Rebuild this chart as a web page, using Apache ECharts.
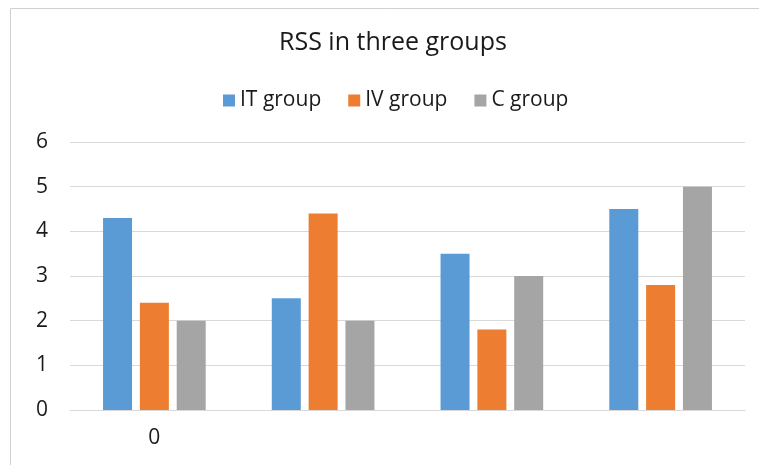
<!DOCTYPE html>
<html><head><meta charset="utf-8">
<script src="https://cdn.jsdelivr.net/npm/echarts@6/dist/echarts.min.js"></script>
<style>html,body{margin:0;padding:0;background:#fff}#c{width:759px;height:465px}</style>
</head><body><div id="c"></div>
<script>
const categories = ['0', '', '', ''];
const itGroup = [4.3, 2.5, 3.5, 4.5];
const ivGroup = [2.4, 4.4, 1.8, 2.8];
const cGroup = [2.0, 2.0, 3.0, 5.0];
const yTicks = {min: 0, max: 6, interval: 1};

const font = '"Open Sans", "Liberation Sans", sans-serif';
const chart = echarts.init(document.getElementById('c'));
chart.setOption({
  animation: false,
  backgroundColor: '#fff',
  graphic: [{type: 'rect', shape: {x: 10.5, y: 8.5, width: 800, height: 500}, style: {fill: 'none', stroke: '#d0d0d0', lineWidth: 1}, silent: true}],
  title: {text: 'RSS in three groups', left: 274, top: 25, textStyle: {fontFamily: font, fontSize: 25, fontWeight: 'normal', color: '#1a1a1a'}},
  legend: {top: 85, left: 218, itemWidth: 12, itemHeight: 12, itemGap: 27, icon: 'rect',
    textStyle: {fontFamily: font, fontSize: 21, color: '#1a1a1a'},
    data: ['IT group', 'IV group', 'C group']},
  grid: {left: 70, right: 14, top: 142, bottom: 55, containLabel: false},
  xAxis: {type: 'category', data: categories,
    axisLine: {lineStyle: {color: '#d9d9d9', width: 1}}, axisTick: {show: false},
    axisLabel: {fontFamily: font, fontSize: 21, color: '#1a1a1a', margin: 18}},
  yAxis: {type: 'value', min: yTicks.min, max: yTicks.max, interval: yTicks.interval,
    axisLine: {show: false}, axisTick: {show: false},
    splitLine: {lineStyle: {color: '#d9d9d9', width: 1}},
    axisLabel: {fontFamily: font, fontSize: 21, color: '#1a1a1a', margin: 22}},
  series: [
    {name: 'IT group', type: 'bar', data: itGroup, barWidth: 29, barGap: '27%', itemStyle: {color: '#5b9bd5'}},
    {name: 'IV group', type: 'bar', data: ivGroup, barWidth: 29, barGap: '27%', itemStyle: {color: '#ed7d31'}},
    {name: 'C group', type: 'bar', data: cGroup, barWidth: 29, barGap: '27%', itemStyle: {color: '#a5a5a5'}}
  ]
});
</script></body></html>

---

Goal: Without the pictures, write out all of the material exactly.

Completed exercise:
Rebuild this chart as a web page, using Apache ECharts.
<!DOCTYPE html>
<html><head><meta charset="utf-8">
<script src="https://cdn.jsdelivr.net/npm/echarts@6/dist/echarts.min.js"></script>
<style>html,body{margin:0;padding:0;background:#fff}#c{width:759px;height:465px}</style>
</head><body><div id="c"></div>
<script>
const categories = ['0', '', '', ''];
const itGroup = [4.3, 2.5, 3.5, 4.5];
const ivGroup = [2.4, 4.4, 1.8, 2.8];
const cGroup = [2.0, 2.0, 3.0, 5.0];
const yTicks = {min: 0, max: 6, interval: 1};

const font = '"Open Sans", "Liberation Sans", sans-serif';
const chart = echarts.init(document.getElementById('c'));
chart.setOption({
  animation: false,
  backgroundColor: '#fff',
  graphic: [{type: 'rect', shape: {x: 10.5, y: 8.5, width: 800, height: 500}, style: {fill: 'none', stroke: '#d0d0d0', lineWidth: 1}, silent: true}],
  title: {text: 'RSS in three groups', left: 274, top: 25, textStyle: {fontFamily: font, fontSize: 25, fontWeight: 'normal', color: '#1a1a1a'}},
  legend: {top: 85, left: 218, itemWidth: 12, itemHeight: 12, itemGap: 27, icon: 'rect',
    textStyle: {fontFamily: font, fontSize: 21, color: '#1a1a1a'},
    data: ['IT group', 'IV group', 'C group']},
  grid: {left: 70, right: 14, top: 142, bottom: 55, containLabel: false},
  xAxis: {type: 'category', data: categories,
    axisLine: {lineStyle: {color: '#d9d9d9', width: 1}}, axisTick: {show: false},
    axisLabel: {fontFamily: font, fontSize: 21, color: '#1a1a1a', margin: 18}},
  yAxis: {type: 'value', min: yTicks.min, max: yTicks.max, interval: yTicks.interval,
    axisLine: {show: false}, axisTick: {show: false},
    splitLine: {lineStyle: {color: '#d9d9d9', width: 1}},
    axisLabel: {fontFamily: font, fontSize: 21, color: '#1a1a1a', margin: 22}},
  series: [
    {name: 'IT group', type: 'bar', data: itGroup, barWidth: 29, barGap: '27%', itemStyle: {color: '#5b9bd5'}},
    {name: 'IV group', type: 'bar', data: ivGroup, barWidth: 29, barGap: '27%', itemStyle: {color: '#ed7d31'}},
    {name: 'C group', type: 'bar', data: cGroup, barWidth: 29, barGap: '27%', itemStyle: {color: '#a5a5a5'}}
  ]
});
</script></body></html>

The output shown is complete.